:: Your instructions ::
What is to be printed is the span of lines starting at the one containing "Write the seaborn" and ending at the one containing "import seaborn as sns", reproduced exactly with pictures left out.

:: Provided information ::
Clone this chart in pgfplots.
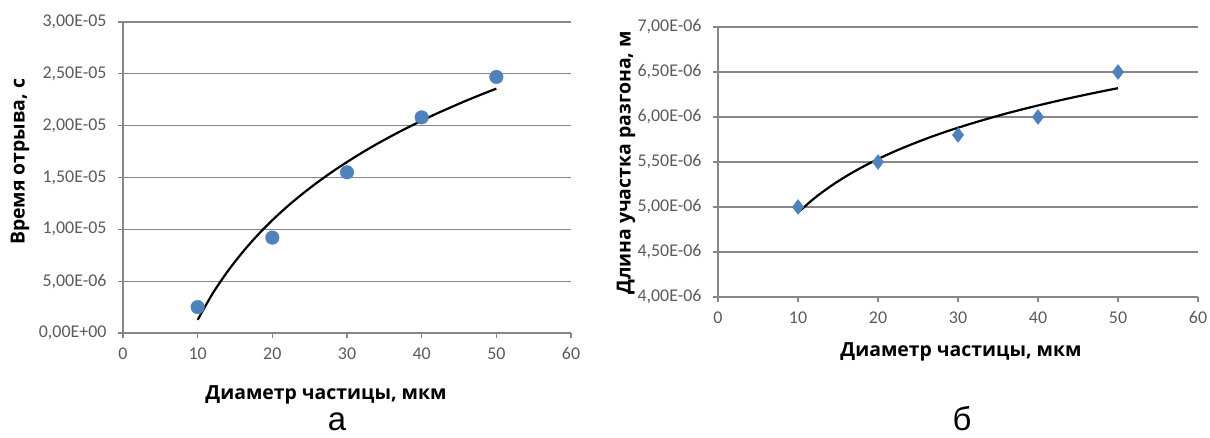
\documentclass[border=0pt]{standalone}
\usepackage{pgfplots}
\pgfplotsset{compat=1.18}
\usepackage{fontspec}
\setmainfont{Open Sans}
\newfontfamily\arialfont{Liberation Sans}
\newfontfamily\tickfont{Carlito}
\definecolor{axgray}{HTML}{878787}
\definecolor{labgray}{HTML}{5A5A5A}
\definecolor{markblue}{HTML}{4F81BD}
\begin{document}
\begin{tikzpicture}[x=1bp,y=1bp]
\useasboundingbox (0,0) rectangle (1210,438);
\pgfplotsset{mystyle/.style={scale only axis, axis lines=left,
  axis line style={-, draw=axgray, line width=1.2bp},
  ymajorgrids, grid style={draw=axgray, line width=1.2bp},
  tick style={draw=axgray, line width=1.2bp}, tick align=outside, major tick length=5bp,
  scaled y ticks=false,
  xmin=0, xmax=60, xtick={0,10,20,30,40,50,60}, xticklabels={0,10,20,30,40,50,60},
  tick label style={font=\tickfont\fontsize{18}{18}\selectfont, text=labgray},
  xticklabel style={yshift=-6bp}, yticklabel style={xshift=-8bp},
  clip=false}}
\begin{axis}[mystyle, at={(123bp,105bp)}, anchor=south west, width=448bp, height=311bp,
  ymin=0, ymax=3e-5, ytick={0,5e-6,1e-5,1.5e-5,2e-5,2.5e-5,3e-5},
  yticklabels={{0,00E+00},{5,00E-06},{1,00E-05},{1,50E-05},{2,00E-05},{2,50E-05},{3,00E-05}}]
\addplot[only marks, mark=*, mark size=6.8bp, color=markblue] coordinates {(10,2.5e-6)(20,9.2e-6)(30,1.55e-5)(40,2.08e-5)(50,2.47e-5)};
\addplot[black, line width=2.2bp, smooth, no marks] coordinates {(10,1.27e-6)(12,3.80e-6)(14,5.93e-6)(16,7.78e-6)(18,9.42e-6)(20,10.88e-6)(22,12.20e-6)(24,13.40e-6)(26,14.51e-6)(28,15.54e-6)(30,16.49e-6)(32,17.39e-6)(34,18.23e-6)(36,19.02e-6)(38,19.77e-6)(40,20.48e-6)(42,21.16e-6)(44,21.80e-6)(46,22.42e-6)(48,23.01e-6)(50,23.57e-6)};
\end{axis}
\begin{axis}[mystyle, at={(718bp,141bp)}, anchor=south west, width=480bp, height=270bp,
  ymin=4e-6, ymax=7e-6, ytick={4e-6,4.5e-6,5e-6,5.5e-6,6e-6,6.5e-6,7e-6},
  yticklabels={{4,00E-06},{4,50E-06},{5,00E-06},{5,50E-06},{6,00E-06},{6,50E-06},{7,00E-06}}]
\addplot[only marks, mark=diamond*, mark size=7.5bp, color=markblue] coordinates {(10,5.0e-6)(20,5.5e-6)(30,5.8e-6)(40,6.0e-6)(50,6.5e-6)};
\addplot[black, line width=2.2bp, smooth, no marks] coordinates {(10,4.938e-6)(12,5.094e-6)(14,5.226e-6)(16,5.341e-6)(18,5.442e-6)(20,5.533e-6)(22,5.615e-6)(24,5.689e-6)(26,5.758e-6)(28,5.822e-6)(30,5.881e-6)(32,5.936e-6)(34,5.988e-6)(36,6.038e-6)(38,6.084e-6)(40,6.128e-6)(42,6.170e-6)(44,6.210e-6)(46,6.248e-6)(48,6.285e-6)(50,6.320e-6)};
\end{axis}
\node[rotate=90, font=\bfseries\fontsize{19.5}{19.5}\selectfont] at (20bp,276bp) {Время отрыва, с};
\node[font=\bfseries\fontsize{19.5}{19.5}\selectfont] at (326bp,43bp) {Диаметр частицы, мкм};
\node[rotate=90, font=\bfseries\fontsize{19.5}{19.5}\selectfont] at (626bp,275bp) {Длина участка разгона, м};
\node[font=\bfseries\fontsize{19.5}{19.5}\selectfont] at (961bp,86bp) {Диаметр частицы, мкм};
\node[font=\arialfont\fontsize{33}{33}\selectfont, anchor=base, inner sep=0pt] at (337bp,7bp) {а};
\node[font=\arialfont\fontsize{33}{33}\selectfont, anchor=base, inner sep=0pt] at (962bp,7bp) {б};
\end{tikzpicture}
\end{document}
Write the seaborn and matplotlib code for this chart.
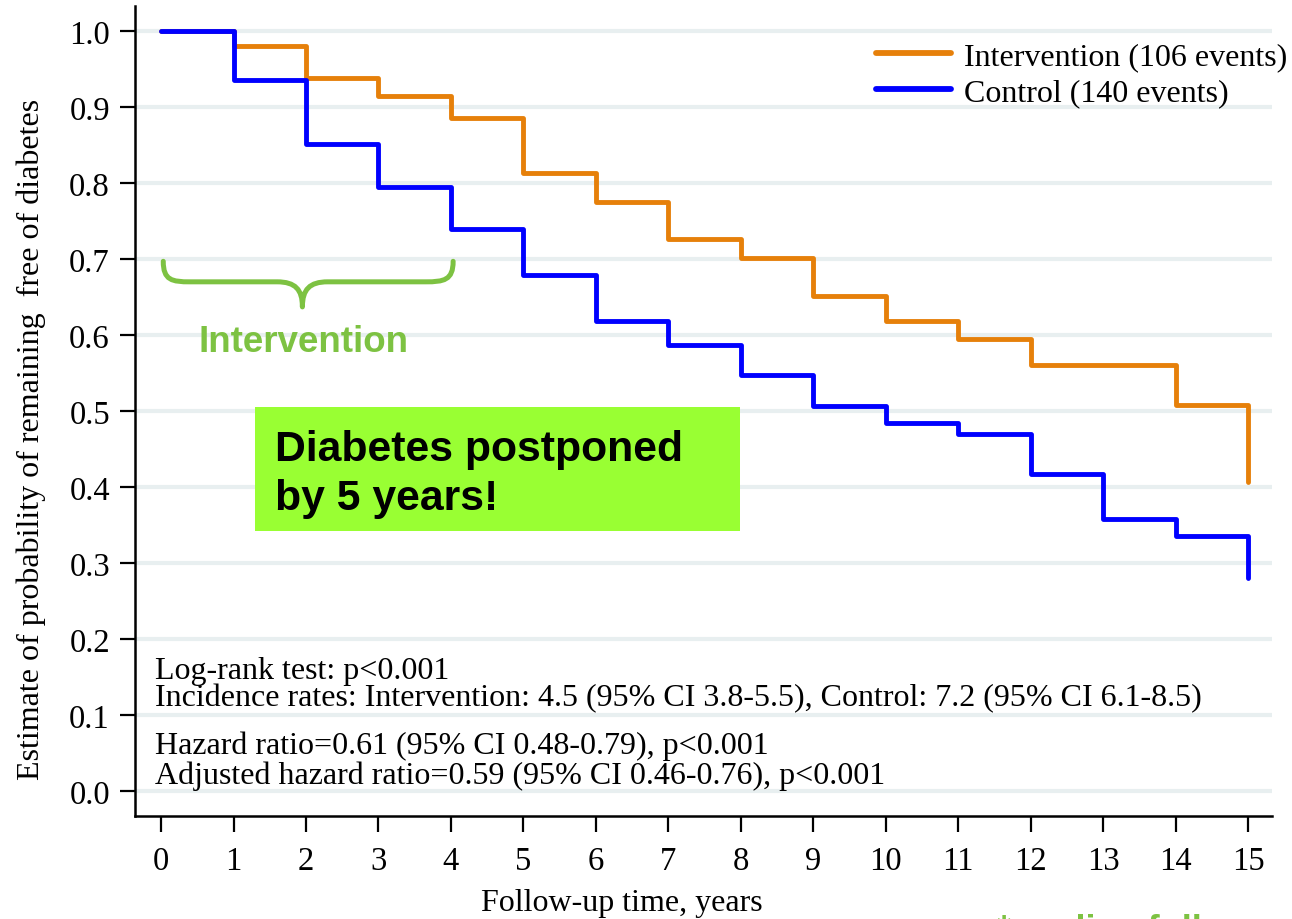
import numpy as np
import pandas as pd
import matplotlib
matplotlib.use("Agg")
import matplotlib.pyplot as plt
from matplotlib.path import Path
from matplotlib.patches import PathPatch, Rectangle
import seaborn as sns

# ---- data ----
times = [0, 1, 2, 3, 4, 5, 6, 7, 8, 9, 10, 11, 12, 13, 14, 15, 15]
intervention = [1.0, 0.981, 0.938, 0.914, 0.886, 0.813, 0.775, 0.727, 0.701,
                0.652, 0.619, 0.595, 0.560, 0.560, 0.508, 0.508, 0.406]
control = [1.0, 0.936, 0.851, 0.795, 0.740, 0.679, 0.618, 0.587, 0.547,
           0.507, 0.484, 0.470, 0.417, 0.358, 0.335, 0.335, 0.280]
groups = ["Intervention (106 events)", "Control (140 events)"]
colors = ["#e6800a", "#0000ff"]
x_ticks = list(range(0, 16))
y_ticks = [0.0, 0.1, 0.2, 0.3, 0.4, 0.5, 0.6, 0.7, 0.8, 0.9, 1.0]
stats_lines = [
    "Log-rank test: p<0.001",
    "Incidence rates: Intervention: 4.5 (95% CI 3.8-5.5), Control: 7.2 (95% CI 6.1-8.5)",
    "Hazard ratio=0.61 (95% CI 0.48-0.79), p<0.001",
    "Adjusted hazard ratio=0.59 (95% CI 0.46-0.76), p<0.001",
]
stats_y = [0.149, 0.113, 0.050, 0.0105]

df = pd.DataFrame({
    "time": times + times,
    "surv": intervention + control,
    "group": [groups[0]] * len(times) + [groups[1]] * len(times),
})

sns.set_style("white")
plt.rcParams["font.family"] = ["Liberation Serif", "DejaVu Serif"]
plt.rcParams["text.color"] = "black"
plt.rcParams["axes.labelcolor"] = "black"
plt.rcParams["xtick.color"] = "black"
plt.rcParams["ytick.color"] = "black"

fig = plt.figure(figsize=(12.92, 9.2), dpi=100)
W, H = 1292, 920
ax = fig.add_axes([135 / W, 1 - 817 / H, (1272 - 135) / W, (817 - 7) / H])

# gridlines
for yv in y_ticks:
    ax.axhline(yv, color="#e8eff0", lw=3.0, zorder=0)

sns.lineplot(data=df, x="time", y="surv", hue="group", hue_order=groups,
             palette=colors, estimator=None, sort=False,
             drawstyle="steps-post", lw=3.5, ax=ax, zorder=3)

ax.set_xlim(-0.36, 15.33)
ax.set_ylim(-0.033, 1.033)
ax.set_xticks(x_ticks)
ax.set_xticklabels([str(t) for t in x_ticks])
ax.set_yticks(y_ticks)
ax.set_yticklabels([f"{v:.1f}" for v in y_ticks])
ax.tick_params(axis="x", length=11.5, width=1.6, pad=10, labelsize=23.5, direction="out", bottom=True)
ax.tick_params(axis="y", length=11, width=1.6, pad=7, labelsize=23.5, direction="out", left=True)
for s in ["top", "right"]:
    ax.spines[s].set_visible(False)
for s in ["left", "bottom"]:
    ax.spines[s].set_linewidth(1.8)
    ax.spines[s].set_color("black")

ax.set_xlabel("Follow-up time, years", fontsize=23)
ax.xaxis.set_label_coords((622 - 135) / 1137, (817 - 889) / 810)
ax.set_ylabel("Estimate of probability of remaining  free of diabetes", fontsize=23)
ax.yaxis.set_label_coords((46 - 135) / 1137, (817 - 439) / 810)

# legend
handles, labels = ax.get_legend_handles_labels()
leg = ax.legend(handles, labels, loc="upper left",
                bbox_to_anchor=(876 / W, 1 - 43 / H), bbox_transform=fig.transFigure,
                frameon=False, fontsize=23, handlelength=2.35, handletextpad=0.42,
                labelspacing=0.2, borderpad=0, borderaxespad=0)
for ln in leg.get_lines():
    ln.set_linewidth(4.2)

# statistics text
for txt, yv in zip(stats_lines, stats_y):
    ax.text(-0.08, yv, txt, fontsize=23, va="baseline", ha="left", zorder=4)

# green box
ax.add_patch(Rectangle((1.297, 0.342), 7.99 - 1.297, 0.505 - 0.342,
                       facecolor="#99ff33", edgecolor="none", zorder=2))
ax.text(1.573, 0.436, "Diabetes postponed", fontsize=30.8, fontweight="bold", color="black",
        family=["Liberation Sans", "DejaVu Sans"], va="baseline", ha="left", zorder=4)
ax.text(1.573, 0.371, "by 5 years!", fontsize=30.8, fontweight="bold", color="black",
        family=["Liberation Sans", "DejaVu Sans"], va="baseline", ha="left", zorder=4)

# brace + Intervention label
green = "#7dc242"
verts = [(0.03, 0.697), (0.03, 0.672), (0.15, 0.670), (0.40, 0.670),
         (1.60, 0.670),
         (1.85, 0.670), (1.95, 0.660), (1.95, 0.637),
         (1.95, 0.660), (2.05, 0.670), (2.30, 0.670),
         (3.65, 0.670),
         (3.90, 0.670), (4.03, 0.672), (4.03, 0.697)]
codes = [Path.MOVETO, Path.CURVE4, Path.CURVE4, Path.CURVE4,
         Path.LINETO,
         Path.CURVE4, Path.CURVE4, Path.CURVE4,
         Path.CURVE4, Path.CURVE4, Path.CURVE4,
         Path.LINETO,
         Path.CURVE4, Path.CURVE4, Path.CURVE4]
ax.add_patch(PathPatch(Path(verts, codes), facecolor="none", edgecolor=green,
                       lw=3.6, capstyle="round", joinstyle="round", zorder=4))
ax.text(1.97, 0.579, "Intervention", fontsize=26.5, fontweight="bold", color=green,
        family=["Liberation Sans", "DejaVu Sans"], va="baseline", ha="center", zorder=4)

# cut-off footnote at the bottom edge
fig.text(997 / W, 1 - 914 / H, "*median follow-up", fontsize=26, fontweight="bold",
         color=green, family=["Liberation Sans", "DejaVu Sans"], va="top", ha="left")

fig.savefig("out.png", dpi=100)
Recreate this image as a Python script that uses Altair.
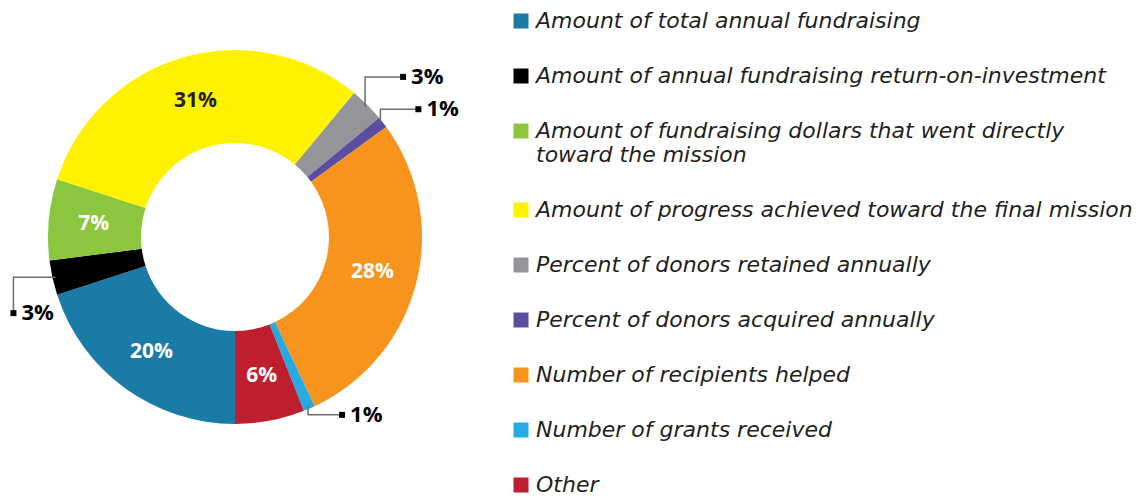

:: Answer to this exercise ::
Write the seaborn and matplotlib code for this chart.
import numpy as np
import pandas as pd
import matplotlib
matplotlib.use("Agg")
import matplotlib.pyplot as plt
from matplotlib.path import Path
from matplotlib.patches import PathPatch, Rectangle
import seaborn as sns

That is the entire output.